Particulars concerning the vineyards at Constantia.

Nearly half way between them both is the district of Constantia, which produces the famous wine of that name. This vineyard, where they cultivate the Spanish muscade vines, is very small, but it is not true that it belongs to the company, or that it is surrounded, as people believe here, by walls, and watched. It is distinguished into High and Little Constantia, separated by a hedge, and belonging to two different proprietors. The wine which is made there is nearly alike in quality, though each of the two Constantias has its partisans. In common years they make a hundred and twenty or a hundred and thirty barriques of this wine, of which the company takes a third at a stated price, and the rest is sold to every buyer that offers. The price at present is thirty piastres or dollars the barrel of seventy bottles of white wine, and thirty-five piastres for the same quantity of red wine. My officers and myself went to dine with M. Vanderspie, the proprietor of High Constantia. He treated us in the best manner possible, and we there drank a good deal of his wine, both at dinner, and in tasting the different sorts, in order to make our provision of them.

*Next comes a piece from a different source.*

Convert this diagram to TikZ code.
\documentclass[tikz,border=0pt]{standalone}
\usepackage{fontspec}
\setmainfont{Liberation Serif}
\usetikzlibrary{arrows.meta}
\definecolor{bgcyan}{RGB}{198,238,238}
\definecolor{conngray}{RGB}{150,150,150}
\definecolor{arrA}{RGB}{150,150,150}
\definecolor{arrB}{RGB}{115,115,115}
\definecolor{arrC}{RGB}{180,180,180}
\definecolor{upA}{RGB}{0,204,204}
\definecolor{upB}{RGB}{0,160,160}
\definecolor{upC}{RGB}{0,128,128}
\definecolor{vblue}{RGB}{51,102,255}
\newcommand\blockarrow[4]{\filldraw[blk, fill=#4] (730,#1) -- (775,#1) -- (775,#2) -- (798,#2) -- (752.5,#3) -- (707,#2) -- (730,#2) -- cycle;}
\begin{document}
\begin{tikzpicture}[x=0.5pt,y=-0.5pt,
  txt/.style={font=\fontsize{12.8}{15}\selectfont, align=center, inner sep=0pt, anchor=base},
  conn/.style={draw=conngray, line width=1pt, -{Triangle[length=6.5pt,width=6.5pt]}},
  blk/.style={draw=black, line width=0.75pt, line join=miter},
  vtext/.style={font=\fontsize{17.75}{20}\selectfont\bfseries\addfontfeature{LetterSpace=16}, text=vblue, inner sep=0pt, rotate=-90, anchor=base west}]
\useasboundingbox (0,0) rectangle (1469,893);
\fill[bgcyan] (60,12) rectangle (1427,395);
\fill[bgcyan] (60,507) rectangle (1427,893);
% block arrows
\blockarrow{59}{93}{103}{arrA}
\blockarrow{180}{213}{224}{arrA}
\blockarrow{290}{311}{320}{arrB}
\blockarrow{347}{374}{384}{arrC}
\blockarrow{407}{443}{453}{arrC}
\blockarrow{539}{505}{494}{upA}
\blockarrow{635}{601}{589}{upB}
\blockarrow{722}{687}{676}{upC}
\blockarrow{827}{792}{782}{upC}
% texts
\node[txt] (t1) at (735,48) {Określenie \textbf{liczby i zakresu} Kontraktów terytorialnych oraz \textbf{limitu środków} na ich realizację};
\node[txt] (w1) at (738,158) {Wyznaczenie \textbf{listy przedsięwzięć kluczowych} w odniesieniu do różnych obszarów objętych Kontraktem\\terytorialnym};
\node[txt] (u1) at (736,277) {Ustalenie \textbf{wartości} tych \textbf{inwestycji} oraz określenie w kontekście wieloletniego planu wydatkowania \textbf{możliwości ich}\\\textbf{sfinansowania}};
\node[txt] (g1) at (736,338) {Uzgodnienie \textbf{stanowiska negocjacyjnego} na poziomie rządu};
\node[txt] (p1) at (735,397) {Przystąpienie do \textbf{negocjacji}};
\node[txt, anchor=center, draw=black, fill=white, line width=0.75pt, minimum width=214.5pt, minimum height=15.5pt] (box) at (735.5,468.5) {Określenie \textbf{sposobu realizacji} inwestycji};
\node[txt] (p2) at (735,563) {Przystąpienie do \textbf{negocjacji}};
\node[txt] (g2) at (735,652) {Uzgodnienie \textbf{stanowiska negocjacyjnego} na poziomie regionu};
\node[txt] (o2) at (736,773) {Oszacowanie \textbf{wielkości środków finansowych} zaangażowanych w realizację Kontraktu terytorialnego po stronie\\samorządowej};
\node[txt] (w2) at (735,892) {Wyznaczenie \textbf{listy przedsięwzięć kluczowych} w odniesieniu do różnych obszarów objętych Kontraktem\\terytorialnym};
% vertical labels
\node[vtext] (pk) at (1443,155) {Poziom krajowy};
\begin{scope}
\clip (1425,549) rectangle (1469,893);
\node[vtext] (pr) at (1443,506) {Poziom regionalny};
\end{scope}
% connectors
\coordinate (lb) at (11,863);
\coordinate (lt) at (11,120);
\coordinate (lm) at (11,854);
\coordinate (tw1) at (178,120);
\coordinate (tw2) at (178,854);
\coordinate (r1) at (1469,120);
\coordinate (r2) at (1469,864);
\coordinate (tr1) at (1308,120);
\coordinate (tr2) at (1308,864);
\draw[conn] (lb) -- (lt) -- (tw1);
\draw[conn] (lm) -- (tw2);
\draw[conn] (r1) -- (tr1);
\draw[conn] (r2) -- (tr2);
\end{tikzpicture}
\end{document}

The soil of Constantia is a sandy gravel, lying on a gentle slope. They cultivate the vines without props, and leave only a small number of buds when they cut them. They make the wine by putting the grapes without their grains into the vessel. The full casks are kept in a cellar level with the ground, in which the air has a free circulation. As we returned from Constantia, we visited two country-houses belonging to the governor. The largest, named Newland, has a garden which is much larger than the company’s, at the Cape. This last we have found much inferior to the reputation it has acquired. Some long walks of very high horn-beams, give it the appearance of a garden for fryars, and it is planted with oaks, which thrive very ill there.

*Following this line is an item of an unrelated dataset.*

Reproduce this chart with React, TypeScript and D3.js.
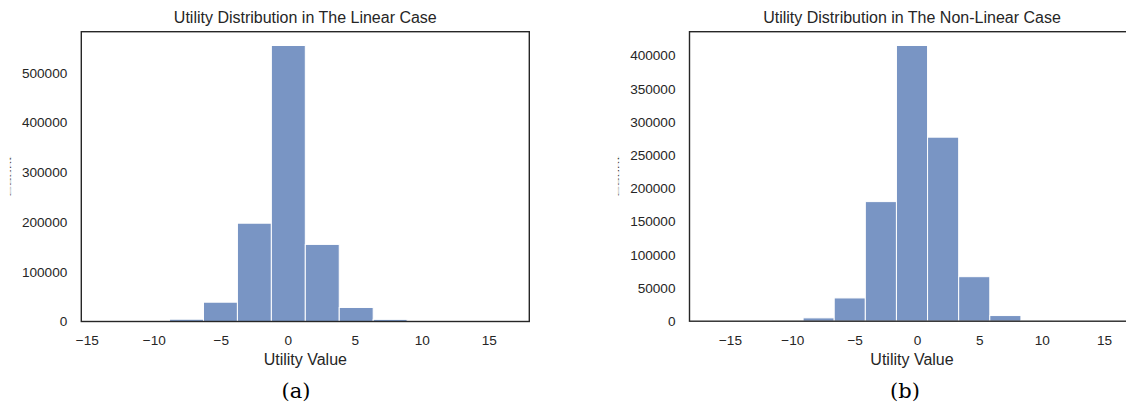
import React from "react";
import * as d3 from "d3";

// ---- data ----
const linearBinStart = -13.93;
const linearBinWidth = 2.533;
const linearCounts = [3, 300, 4600, 38800, 197500, 554500, 154900, 28200, 4300, 300, 20, 2];

const nonLinearBinStart = -16.66;
const nonLinearBinWidth = 2.495;
const nonLinearCounts = [3, 50, 600, 5000, 35000, 180000, 415000, 277000, 67000, 8500, 600, 40, 3];

const xTickValues = [-15, -10, -5, 0, 5, 10, 15];
const linearYTicks = [0, 100000, 200000, 300000, 400000, 500000];
const nonLinearYTicks = [0, 50000, 100000, 150000, 200000, 250000, 300000, 350000, 400000];

const titles = ["Utility Distribution in The Linear Case", "Utility Distribution in The Non-Linear Case"];
const captions = ["(a)", "(b)"];
const xLabel = "Utility Value";
const yLabel = "Count";

const FONT = "'Liberation Sans', Arial, Helvetica, sans-serif";
const BAR = "#4c72b0";
const INK = "#262626";

type PanelProps = {
  left: number;
  width: number;
  top: number;
  bottom: number;
  start: number;
  binWidth: number;
  counts: number[];
  yTicks: number[];
  title: string;
  caption: string;
  captionX: number;
};

function Panel(p: PanelProps) {
  const n = p.counts.length;
  const dataMin = p.start;
  const dataMax = p.start + n * p.binWidth;
  const pad = (dataMax - dataMin) * 0.05;
  const x = d3.scaleLinear().domain([dataMin - pad, dataMax + pad]).range([p.left, p.left + p.width]);
  const maxC = d3.max(p.counts) as number;
  const y = d3.scaleLinear().domain([0, maxC * 1.05]).range([p.bottom, p.top]);
  const bins = p.counts.map((c, i) => ({ x0: p.start + i * p.binWidth, x1: p.start + (i + 1) * p.binWidth, c }));
  const cx = p.left + p.width / 2;
  const cy = (p.top + p.bottom) / 2;
  return (
    <g>
      <text x={cx} y={23} textAnchor="middle" fontFamily={FONT} fontSize={16} fill={INK}>
        {p.title}
      </text>
      {bins.map((b, i) => (
        <rect
          key={i}
          x={x(b.x0)}
          y={y(b.c)}
          width={x(b.x1) - x(b.x0)}
          height={y(0) - y(b.c)}
          fill={BAR}
          fillOpacity={0.75}
          stroke="#ffffff"
          strokeWidth={1}
        />
      ))}
      <rect x={p.left} y={p.top} width={p.width} height={p.bottom - p.top} fill="none" stroke={INK} strokeWidth={1.4} />
      {p.yTicks.map((t) => (
        <text key={t} x={p.left - 14} y={y(t)} dy="0.36em" textAnchor="end" fontFamily={FONT} fontSize={13.6} fill={INK}>
          {t}
        </text>
      ))}
      {xTickValues.map((t) => (
        <text key={t} x={x(t)} y={345} textAnchor="middle" fontFamily={FONT} fontSize={13.6} fill={INK}>
          {t < 0 ? "\u2212" + Math.abs(t) : String(t)}
        </text>
      ))}
      <text x={cx} y={364.5} textAnchor="middle" fontFamily={FONT} fontSize={16} fill={INK}>
        {xLabel}
      </text>
      <text
        transform={`translate(${p.left - 71.5},${cy}) rotate(-90) scale(1,0.16)`}
        textAnchor="middle"
        fontFamily={FONT}
        fontSize={15}
        fill="#333"
        dy="0.35em"
      >
        {yLabel}
      </text>
      <text x={p.captionX} y={398} textAnchor="middle" fontFamily="'DejaVu Serif', 'Liberation Serif', serif" fontSize={21} fill="#000">
        {p.caption}
      </text>
    </g>
  );
}

export default function App() {
  return (
    <div style={{ position: "absolute", left: 0, top: 0 }}>
      <svg width={1126} height={405} style={{ display: "block", background: "#fff" }}>
        <Panel
          left={81.3}
          width={448}
          top={31.7}
          bottom={321.5}
          start={linearBinStart}
          binWidth={linearBinWidth}
          counts={linearCounts}
          yTicks={linearYTicks}
          title={titles[0]}
          caption={captions[0]}
          captionX={296}
        />
        <Panel
          left={689.5}
          width={445}
          top={31.7}
          bottom={321.2}
          start={nonLinearBinStart}
          binWidth={nonLinearBinWidth}
          counts={nonLinearCounts}
          yTicks={nonLinearYTicks}
          title={titles[1]}
          caption={captions[1]}
          captionX={905}
        />
      </svg>
    </div>
  );
}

Situation of the Dutch at the Cape.

The Dutch plantations have spread very much on the whole coast, and plenty is every where the consequence of cultivation, because the cultivator is free, subject to the laws only, and sure of his property. There are inhabitants almost a hundred and fifty leagues off the capital; they have no other enemies to fear than the wild beasts; for the Hottentots do not molest them. One of the finest parts of the Cape is the colony, which has been called Little Rochelle. This is a settlement of French, driven out of France by the repeal of the edict of Nantes. It surpasses all the rest in the fertility of the soil, and the industry of the colonists. They have given this adopted mother the name of their old country, which they still love, though it has treated them so hardly.

The government sends caravans, out from time to time to search the interior parts of the country. One was out for eight months in 1763. This detachment advanced to the northward, and made, as I was told, some important discoveries; however, this journey had not the success which one might have expected; discontent and discord got amongst them, and forced the chief to return home, leaving his discoveries imperfect. The Dutch got sight of a yellow nation, with long hair, and seeming very ferocious to them.

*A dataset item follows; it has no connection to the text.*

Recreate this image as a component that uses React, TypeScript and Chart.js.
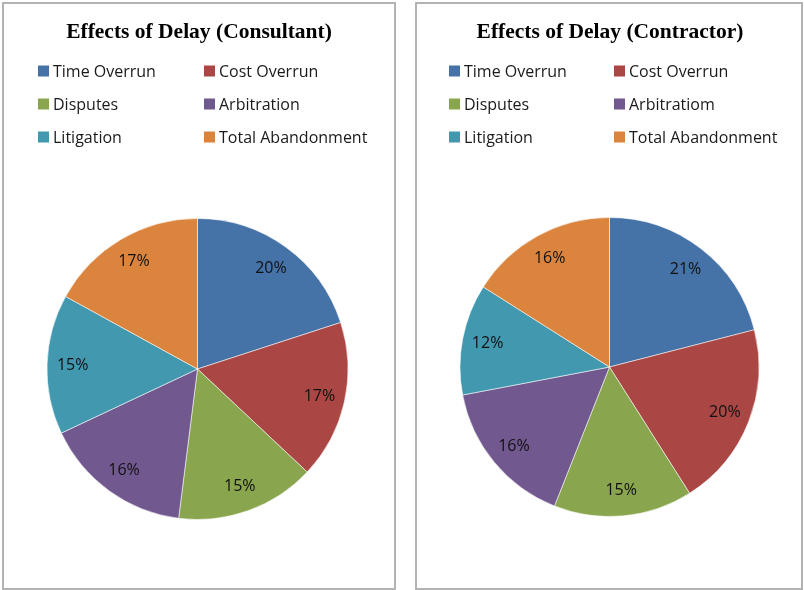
import React, { useEffect, useRef } from "react";
import { Chart, registerables } from "chart.js";

Chart.register(...registerables);

// ---- data ----
const consultantTitle = "Effects of Delay (Consultant)";
const contractorTitle = "Effects of Delay (Contractor)";
const consultantCategories = ["Time Overrun", "Cost Overrun", "Disputes", "Arbitration", "Litigation", "Total Abandonment"];
const contractorCategories = ["Time Overrun", "Cost Overrun", "Disputes", "Arbitratiom", "Litigation", "Total Abandonment"];
const consultantValues = [20, 17, 15, 16, 15, 17];
const contractorValues = [21, 20, 15, 16, 12, 16];
const sliceColors = ["#4572A7", "#AA4643", "#89A54E", "#71588F", "#4198AF", "#DB843D"];

const overlayPlugin = {
  id: "overlay",
  afterDatasetsDraw(chart: any, _args: any, opts: any) {
    const ctx = chart.ctx;
    const meta = chart.getDatasetMeta(0);
    const ds = chart.data.datasets[0];
    ctx.save();
    // slice labels
    ctx.font = '16px "Open Sans"';
    ctx.fillStyle = "#111111";
    ctx.textAlign = "center";
    ctx.textBaseline = "middle";
    meta.data.forEach((arc: any, i: number) => {
      const p = arc.getProps(["startAngle", "endAngle", "x", "y", "outerRadius"], true);
      const mid = (p.startAngle + p.endAngle) / 2;
      const rr = p.outerRadius * 0.83;
      ctx.fillText(ds.data[i] + "%", p.x + Math.cos(mid) * rr, p.y + Math.sin(mid) * rr);
    });
    // title
    ctx.font = 'bold 21.5px "Liberation Serif"';
    ctx.fillStyle = "#000";
    ctx.fillText(opts.title, opts.titleX, opts.titleY);
    // legend (2 columns)
    ctx.font = '16px "Open Sans"';
    ctx.textAlign = "left";
    const labels: string[] = chart.data.labels;
    labels.forEach((lab: string, i: number) => {
      const col = i % 2;
      const row = Math.floor(i / 2);
      const sx = opts.colX[col];
      const cy = opts.rowY0 + row * opts.rowGap;
      ctx.fillStyle = ds.backgroundColor[i];
      ctx.fillRect(sx, cy - 5.5, 11, 11);
      ctx.fillStyle = "#1a1a1a";
      ctx.fillText(lab, sx + 15, cy + 1);
    });
    ctx.restore();
  },
};

type BoxProps = {
  title: string;
  labels: string[];
  values: number[];
  left: number;
  width: number;
  cx: number;
  cy: number;
  r: number;
  colX: number[];
  titleX: number;
};

function PieBox({ title, labels, values, left, width, cx, cy, r, colX, titleX }: BoxProps) {
  const ref = useRef<HTMLCanvasElement | null>(null);
  const W = width - 4;
  const H = 584;
  useEffect(() => {
    if (!ref.current) return;
    const chart = new Chart(ref.current, {
      type: "pie",
      data: {
        labels,
        datasets: [
          {
            data: values,
            backgroundColor: sliceColors,
            borderColor: "rgba(255,255,255,0.55)",
            borderWidth: 1,
          },
        ],
      },
      options: {
        responsive: false,
        animation: false,
        layout: {
          padding: { left: cx - r, right: W - cx - r, top: cy - r, bottom: H - cy - r },
        },
        plugins: {
          legend: { display: false },
          tooltip: { enabled: false },
          overlay: { title, titleX, titleY: 28, colX, rowY0: 67, rowGap: 33 },
        } as any,
      },
      plugins: [overlayPlugin],
    });
    return () => chart.destroy();
  }, []);
  return (
    <div
      style={{
        position: "absolute",
        left,
        top: 2,
        width,
        height: 588,
        border: "2px solid #b3b3b3",
        boxSizing: "border-box",
        background: "#fff",
      }}
    >
      <canvas ref={ref} width={W} height={H} style={{ display: "block", width: W, height: H }} />
    </div>
  );
}

export default function App() {
  return (
    <div style={{ position: "absolute", left: 0, top: 0, width: 804, height: 590, background: "#fff" }}>
      <PieBox
        title={consultantTitle}
        labels={consultantCategories}
        values={consultantValues}
        left={2}
        width={394}
        cx={193.5}
        cy={365}
        r={151}
        colX={[34, 200]}
        titleX={195}
      />
      <PieBox
        title={contractorTitle}
        labels={contractorCategories}
        values={contractorValues}
        left={415}
        width={388}
        cx={192.5}
        cy={363}
        r={150}
        colX={[32, 197]}
        titleX={193}
      />
    </div>
  );
}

On this journey they found a quadruped of seventeen feet high, of which I have given the drawing to M. de Buffon; it was a female suckling a young one, (fawn) which was only seven feet high. They killed the mother, and took the fawn alive, but it died after a few days march. M. de Buffon assured me that this is the animal which naturalists call the giraffe. None of them had been seen after that which was brought to Rome in the time of Cæsar, and shewn there in the amphitheatre. About three years ago they have likewise found and brought to the Cape, a quadruped of great beauty, which is related to the ox, horse, and stag, and of which the genus is entirely new. It only lived two months at the Cape; I have likewise given M. de Buffon an exact drawing of this animal, whose strength and fleetness equal its beauty. It[It] is not without reason that Africa has been named the mother of monsters.

Departure from the Cape.

Being provided with good provisions, wines, and refreshments of all sorts, we set sail from the road of the Cape the 17th in the afternoon. We passed between the isle of Roben and the coast; at six o’clock in the evening, the middle of that isle bore S. by E. ½ E. about four leagues distant, from whence I took my departure in 33° 40′ south latitude, and 15° 48′ east longitude from Paris. I wanted to join M. Carteret, over whom I had certainly a great advantage in sailing; but he was still eleven days before me.

I directed my course so as to get sight of St. Helena, in order to make sure of putting in at Ascension island, an anchorage which I intended to make beneficial to my crew. |Sight of St. Helena.|Indeed we got sight of it the 29th, at two o’clock after noon, and the bearings which we set of it gave us no more than eight or ten leagues difference in our reckoning. |1769. February.| In the night between the 3d to the 4th of February, being in the latitude of Ascension island, and being about eighteen leagues from it by my reckoning, I went only under the two top-sails. At day-break we saw the isle nearly nine leagues distant, and at eleven o’clock we anchored in the north west creek, or Creek of the Mountain of the Cross, in twelve fathoms, bottom of sand and coral. According to the Abbé la Caille’s observations, this anchorage is in 7° 54′ south latitude, and 16° 19′ west longitude from Paris.